Artikel 296 (Aanwezigheid getuige zittingzaal na verklaring)
1. Na het afleggen van zijn verklaring blijft de getuige in de zittingzaal, tenzij de rechtbank, met toestemming van de officier van justitie en de verdachte, hem vergunt zich te verwijderen, zo nodig met het bevel op een te bepalen tijdstip opnieuw aanwezig te zijn.
2. In afwijking van het bepaalde in het eerste lid, is de toestemming van de verdachte niet vereist indien ten aanzien van de getuige het vermoeden bestaat, bedoeld in artikel 290, derde lid.
Uitleg in duidelijke taal
1. Na het afleggen van zijn verklaring blijft de getuige in de zittingzaal, tenzij de rechtbank, met toestemming van de officier van justitie en de verdachte, hem vergunt zich te verwijderen, zo nodig met het bevel op een te bepalen tijdstip opnieuw aanwezig te zijn.
Dit betekent letterlijk: nadat de getuige zijn verklaring heeft afgelegd, blijft deze getuige in de zittingzaal. De rechtbank kan de getuige echter vergunnen zich te verwijderen. Hiervoor is wel de toestemming van zowel de officier van justitie als de verdachte nodig. Als de getuige toestemming krijgt om weg te gaan, kan de rechtbank ook bevelen dat de getuige op een later, nader te bepalen tijdstip, opnieuw aanwezig moet zijn.
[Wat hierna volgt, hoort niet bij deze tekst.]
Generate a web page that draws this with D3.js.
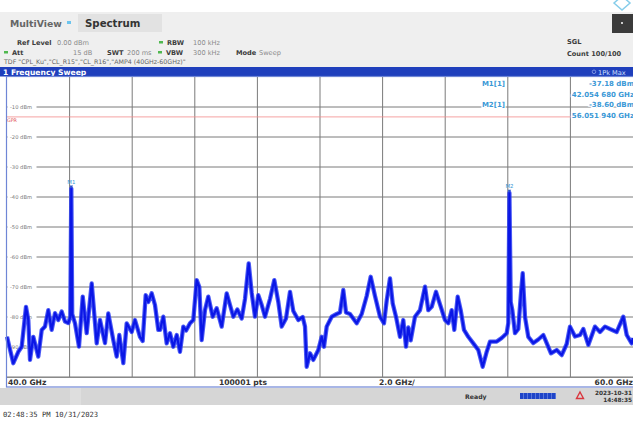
<!DOCTYPE html>
<html>
<head>
<meta charset="utf-8">
<script src="https://cdn.jsdelivr.net/npm/d3@7"></script>
<style>
  body { margin: 0; background: #fff; }
  svg { display: block; font-family: "DejaVu Sans", Verdana, sans-serif; }
</style>
</head>
<body>
<svg id="chart" width="633" height="422"></svg>
<script>
// trace: frequency in GHz, level in dBm
var traceFreq = [40.000, 40.201, 40.361, 40.470, 40.607, 40.681, 40.735, 40.840, 41.000, 41.109,
  41.214, 41.319, 41.428, 41.534, 41.639, 41.748, 41.853, 41.958, 42.022, 42.0547,
  42.083, 42.173, 42.300, 42.419, 42.546, 42.706, 42.866, 42.971, 43.131, 43.236,
  43.396, 43.505, 43.588, 43.716, 43.824, 43.984, 44.089, 44.249, 44.335, 44.431,
  44.515, 44.623, 44.728, 44.834, 44.888, 44.994, 45.102, 45.208, 45.313, 45.422,
  45.527, 45.633, 45.722, 45.847, 45.952, 46.061, 46.144, 46.220, 46.326, 46.431,
  46.572, 46.700, 46.859, 47.019, 47.125, 47.230, 47.358, 47.499, 47.604, 47.722,
  47.818, 47.923, 48.029, 48.137, 48.243, 48.403, 48.540, 48.668, 48.776, 48.914,
  49.042, 49.147, 49.307, 49.447, 49.521, 49.575, 49.681, 49.786, 49.946, 50.054,
  50.128, 50.214, 50.374, 50.533, 50.639, 50.744, 50.831, 50.958, 51.173, 51.332,
  51.492, 51.620, 51.757, 51.917, 52.045, 52.131, 52.236, 52.323, 52.428, 52.556,
  52.661, 52.748, 52.821, 52.898, 53.035, 53.195, 53.355, 53.460, 53.569, 53.706,
  53.834, 53.994, 54.099, 54.208, 54.291, 54.399, 54.495, 54.601, 54.738, 54.898,
  55.058, 55.198, 55.326, 55.431, 55.645, 55.805, 55.965, 56.016, 56.0519, 56.093,
  56.144, 56.230, 56.335, 56.422, 56.476, 56.550, 56.655, 56.815, 56.974, 57.134,
  57.243, 57.380, 57.562, 57.722, 57.882, 57.987, 58.147, 58.307, 58.412, 58.572,
  58.786, 58.946, 59.105, 59.265, 59.479, 59.690, 59.799, 59.958, 60.000];
var traceLevel = [-86.6, -95.4, -91.6, -89.9, -76.6, -81.0, -94.3, -86.6, -93.2, -84.3,
  -83.2, -77.7, -84.3, -78.7, -81.0, -78.2, -81.5, -82.0, -80.0, -37.18,
  -79.0, -82.1, -89.9, -73.2, -85.4, -68.8, -88.8, -81.0, -88.7, -78.8,
  -87.7, -93.2, -86.0, -95.4, -82.1, -85.0, -81.0, -86.6, -88.0, -72.7,
  -75.0, -72.1, -76.0, -84.3, -84.3, -79.9, -88.8, -85.4, -89.9, -86.0,
  -91.6, -83.2, -84.5, -82.1, -81.0, -67.7, -70.0, -87.7, -77.7, -73.2,
  -79.9, -77.1, -83.2, -72.1, -76.0, -79.9, -77.5, -80.5, -74.0, -62.1,
  -72.0, -79.9, -72.7, -76.0, -79.9, -74.0, -67.7, -75.0, -83.2, -80.5,
  -71.6, -78.0, -81.0, -80.0, -83.2, -96.6, -92.1, -94.3, -91.0, -86.6,
  -89.9, -83.2, -79.9, -79.0, -78.5, -71.0, -78.5, -79.0, -82.1, -79.0,
  -73.0, -66.6, -73.0, -79.9, -82.1, -74.5, -67.1, -75.5, -79.9, -86.6,
  -81.0, -89.9, -83.5, -87.8, -79.9, -77.7, -69.9, -77.7, -76.6, -71.6,
  -75.8, -81.0, -82.1, -77.7, -84.3, -73.2, -77.7, -84.3, -86.6, -88.8,
  -91.0, -96.6, -91.6, -88.2, -88.2, -87.0, -85.4, -82.0, -38.6, -75.0,
  -77.7, -85.4, -84.0, -72.0, -65.4, -80.0, -86.6, -88.7, -87.5, -86.0,
  -88.7, -92.1, -91.0, -92.7, -89.0, -83.2, -86.5, -86.0, -84.0, -89.3,
  -83.2, -85.0, -83.2, -84.0, -85.0, -79.9, -86.0, -88.8, -87.0];

var levelTicks = [-10, -20, -30, -40, -50, -60, -70, -80, -90];
var freqGrid = [40, 42, 44, 46, 48, 50, 52, 54, 56, 58, 60];
var markerNames = ["M1", "M2"];
var markerFreq = [42.05468, 56.05194];
var markerLevel = [-37.18, -38.60];
var markerFreqText = ["42.054 680 GHz", "56.051 940 GHz"];
var displayLine = -13.3;

var svg = d3.select("#chart");
var x = d3.scaleLinear([40, 60], [7, 633]),
    y = d3.scaleLinear([0, -100], [77, 377]);
var lightBlue = "#3a98d6";

// ---- header
svg.append("rect").attr("x", 0).attr("y", 12).attr("width", 633).attr("height", 55).attr("fill", "#efefef");
svg.append("rect").attr("x", 78).attr("y", 14).attr("width", 84).attr("height", 18).attr("fill", "#e2e2e2");
svg.append("text").attr("x", 10).attr("y", 27).attr("font-size", 9.3).attr("font-weight", "bold")
  .attr("fill", "#666").text("MultiView");
svg.append("rect").attr("x", 67).attr("y", 21).attr("width", 4).attr("height", 3).attr("fill", "#6cc4ee");
svg.append("text").attr("x", 85).attr("y", 27).attr("font-size", 10.2).attr("font-weight", "bold")
  .attr("fill", "#333").text("Spectrum");
svg.append("rect").attr("x", 612).attr("y", 14).attr("width", 21).attr("height", 19).attr("fill", "#3b3b3b");
svg.append("circle").attr("cx", 622).attr("cy", 23).attr("r", 1).attr("fill", "#fff");
svg.append("path").attr("d", "M614,3 L622,-4 L630,3 L622,10 Z").attr("fill", "none")
  .attr("stroke", "#86cdea").attr("stroke-width", 1.5);

var params = [
  {t: "Ref Level", x: 17, y: 45, b: true}, {t: "0.00 dBm", x: 57, y: 45},
  {t: "RBW", x: 167, y: 45, b: true, dot: 161}, {t: "100 kHz", x: 193, y: 45},
  {t: "Att", x: 12, y: 55, b: true, dot: 6}, {t: "15 dB", x: 73, y: 55},
  {t: "SWT", x: 107, y: 55, b: true}, {t: "200 ms", x: 127, y: 55},
  {t: "VBW", x: 166, y: 55, b: true, dot: 160}, {t: "300 kHz", x: 193, y: 55},
  {t: "Mode", x: 236, y: 55, b: true}, {t: "Sweep", x: 259, y: 55},
  {t: "SGL", x: 567, y: 44, b: true}, {t: "Count 100/100", x: 567, y: 56, b: true}
];
params.forEach(function(p) {
  svg.append("text").attr("x", p.x).attr("y", p.y).attr("font-size", 6.6)
    .attr("font-weight", p.b ? "bold" : "normal")
    .attr("fill", p.b ? "#3c3c3c" : "#8a8a8a").text(p.t);
  if (p.dot) svg.append("rect").attr("x", p.dot - 2).attr("y", p.y - 4).attr("width", 4).attr("height", 2.5)
    .attr("fill", "#4fb84f");
});
svg.append("text").attr("x", 4).attr("y", 64).attr("font-size", 6.3).attr("fill", "#666")
  .text('TDF "CPL_Ku","CL_R15","CL_R16","AMP4 (40GHz-60GHz)"');

// ---- title bar
svg.append("rect").attr("x", 0).attr("y", 67).attr("width", 633).attr("height", 9.5).attr("fill", "#1f3fbc");
svg.append("text").attr("x", 3).attr("y", 74.8).attr("font-size", 7.6).attr("font-weight", "bold")
  .attr("fill", "#fff").text("1 Frequency Sweep");
svg.append("circle").attr("cx", 594).attr("cy", 71.8).attr("r", 1.8).attr("fill", "none").attr("stroke", "#9fb3ee").attr("stroke-width", 0.7);
svg.append("text").attr("x", 598).attr("y", 74.5).attr("font-size", 6.6).attr("fill", "#cfe0ff").text("1Pk Max");

// ---- plot area
svg.append("rect").attr("x", 7).attr("y", 76.5).attr("width", 626).attr("height", 310).attr("fill", "#fff");

svg.append("g").selectAll("line").data(freqGrid.slice(1, -1)).join("line")
  .attr("x1", d => x(d)).attr("x2", d => x(d)).attr("y1", 77).attr("y2", 377)
  .attr("stroke", "#7a7a7a").attr("stroke-width", 1);
svg.append("g").selectAll("line").data(levelTicks.concat([-100])).join("line")
  .attr("x1", 7).attr("x2", 633).attr("y1", d => y(d)).attr("y2", d => y(d))
  .attr("stroke", "#7a7a7a").attr("stroke-width", 1);

// display line
svg.append("line").attr("x1", 7).attr("x2", 633).attr("y1", y(displayLine)).attr("y2", y(displayLine))
  .attr("stroke", "#f28a8a").attr("stroke-width", 0.8);
svg.append("text").attr("x", 7).attr("y", y(displayLine) + 5).attr("font-size", 4.8).attr("fill", "#e24848").text("GPR");

// level labels
var yl = svg.append("g").selectAll("g").data(levelTicks).join("g");
yl.append("rect").attr("x", 7.5).attr("y", d => y(d) - 3).attr("width", 29).attr("height", 6).attr("fill", "#fff");
yl.append("text").attr("x", 10).attr("y", d => y(d) + 2).attr("font-size", 5.2).attr("fill", "#777")
  .text(d => d + " dBm");

// trace: wide noise band with a darker core
var line = d3.line().x(d => x(d[0])).y(d => y(d[1]));
var pts = d3.zip(traceFreq, traceLevel);
svg.append("path").attr("d", line(pts))
  .attr("fill", "none").attr("stroke", "#2a3cf2").attr("stroke-width", 4.3)
  .attr("stroke-linejoin", "round").attr("stroke-opacity", 0.85);
svg.append("path").attr("d", line(pts))
  .attr("fill", "none").attr("stroke", "#0a16e6").attr("stroke-width", 2.2)
  .attr("stroke-linejoin", "round");

// markers
markerNames.forEach(function(m, i) {
  var mx = x(markerFreq[i]), my = y(markerLevel[i]);
  svg.append("path").attr("d", "M" + (mx - 1.8) + "," + (my - 3) + " L" + (mx + 1.8) + "," + (my - 3) + " L" + mx + "," + my + " Z")
    .attr("fill", "#2a55c8");
  svg.append("text").attr("x", mx).attr("y", my - 5).attr("text-anchor", "middle")
    .attr("font-size", 5.4).attr("fill", lightBlue).text(m);
});

// marker table
markerNames.forEach(function(m, i) {
  var by = 86 + i * 21;
  var opts = {"stroke": "#fff", "stroke-width": 2.5, "paint-order": "stroke"};
  var t1 = svg.append("text").attr("x", 505).attr("y", by).attr("text-anchor", "end").text(m + "[1]");
  var t2 = svg.append("text").attr("x", 634).attr("y", by).attr("text-anchor", "end").text(markerLevel[i].toFixed(2) + " dBm");
  var t3 = svg.append("text").attr("x", 634).attr("y", by + 11).attr("text-anchor", "end").text(markerFreqText[i]);
  [t1, t2, t3].forEach(function(t) {
    t.attr("font-size", 7).attr("font-weight", "bold").attr("fill", lightBlue);
    for (var k in opts) t.attr(k, opts[k]);
  });
});

// frame + frequency row
svg.append("line").attr("x1", 7).attr("x2", 633).attr("y1", 377.5).attr("y2", 377.5).attr("stroke", "#8a8a8a");
svg.append("rect").attr("x", 6.5).attr("y", 76.5).attr("width", 640).attr("height", 310.5)
  .attr("fill", "none").attr("stroke", "#6f86d6").attr("stroke-width", 1.2);
var rowTexts = [{t: "40.0 GHz", x: 8, a: "start"}, {t: "100001 pts", x: 219, a: "start"},
  {t: "2.0 GHz/", x: 379, a: "start"}, {t: x.domain()[1].toFixed(1) + " GHz", x: 633, a: "end"}];
rowTexts.forEach(function(r) {
  svg.append("text").attr("x", r.x).attr("y", 385.3).attr("text-anchor", r.a).attr("font-size", 7.6)
    .attr("font-weight", "bold").attr("fill", "#333").text(r.t);
});

// status bar
svg.append("rect").attr("x", 0).attr("y", 388).attr("width", 633).attr("height", 17).attr("fill", "#d6d6d6");
svg.append("rect").attr("x", 70).attr("y", 388).attr("width", 11).attr("height", 17).attr("fill", "#dedede");
svg.append("text").attr("x", 465).attr("y", 399).attr("font-size", 6.2).attr("font-weight", "bold").attr("fill", "#333").text("Ready");
svg.append("rect").attr("x", 520).attr("y", 393).attr("width", 36).attr("height", 6).attr("fill", "#1f45c8");
svg.append("g").selectAll("line").data(d3.range(9)).join("line")
  .attr("x1", d => 523.5 + d * 4).attr("x2", d => 523.5 + d * 4).attr("y1", 393).attr("y2", 399)
  .attr("stroke", "#7d96e8").attr("stroke-width", 0.6);
svg.append("path").attr("d", "M580,392 L583.5,398.5 L576.5,398.5 Z").attr("fill", "none")
  .attr("stroke", "#d9363e").attr("stroke-width", 1.4);
svg.append("text").attr("x", 632).attr("y", 394.5).attr("text-anchor", "end").attr("font-size", 5.8)
  .attr("font-weight", "bold").attr("fill", "#333").text("2023-10-31");
svg.append("text").attr("x", 632).attr("y", 402.3).attr("text-anchor", "end").attr("font-size", 5.8)
  .attr("font-weight", "bold").attr("fill", "#333").text("14:48:35");

svg.append("text").attr("x", 3).attr("y", 417).attr("font-size", 7.2).attr("fill", "#333")
  .attr("font-family", "DejaVu Sans Mono, monospace").text("02:48:35 PM  10/31/2023");
</script>
</body>
</html>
2. In afwijking van het bepaalde in het eerste lid, is de toestemming van de verdachte niet vereist indien ten aanzien van de getuige het vermoeden bestaat, bedoeld in artikel 290, derde lid.
Dit betekent letterlijk: in afwijking van wat in het eerste lid is bepaald, is de toestemming van de verdachte niet vereist om de getuige te vergunnen zich te verwijderen. Dit geldt in de situatie dat ten aanzien van de getuige het vermoeden bestaat dat wordt bedoeld in artikel 290, derde lid.